Much of the new competition in Europe has been enabled by regulatory changes, such as Europe’s Market in Financial Instruments Directive (MiFID), allowing new entrants with low-cost business models to seize market share.

Shamshad Ali, partner at PwC, said talk of an end to consolidation in the stock exchange sector may be largely true for the more mature Western European markets, but Asia and Latin America are likely to see significant M&A in the future – if regulatory hurdles can be overcome.

"Over the next five years, significant M&A activity will be driven from the emerging markets as local exchanges seek growth opportunities outside their home markets.

"As economic growth in the emerging markets continues to outstrip the traditional markets, exchanges in Asia and Latin America have the obvious benefit of being positioned within the heart of this growth surge," he added.

In addition to serving local companies, Hong Kong and other leading Asian exchanges have already seen an increasing number of dual-listings from Western corporations keen to access the region’s growing capital bases, the report said.

PwC report also highlighted that despite strong growth predictions in the Asian region, a number of hurdles to M&A remain. Crucially, Asia is not a single market and. therefore, does not have a single regional regulator.
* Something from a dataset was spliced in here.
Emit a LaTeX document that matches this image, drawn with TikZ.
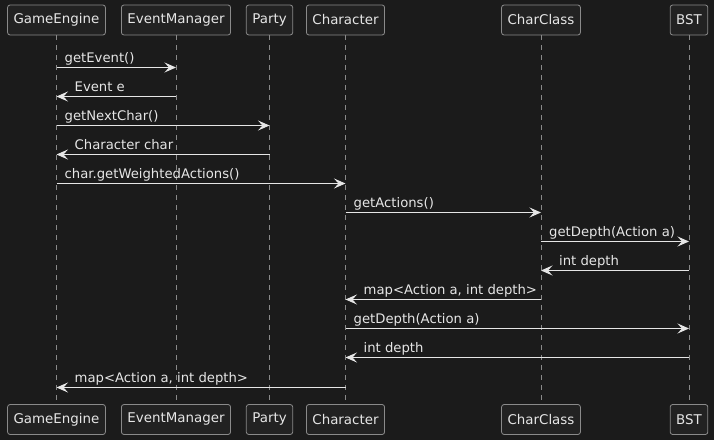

It has therefore not developed the cross-border market liberalization measures that would pave the way for more straightforward cross-border mergers. In addition, local considerations, such as constraints on foreign investment, are a crucial barrier to further intra-regional consolidation.

The report named Brazil, Hong Kong, Singapore, Shanghai, and the merged Russian exchange as top emerging market exchanges to watch out for.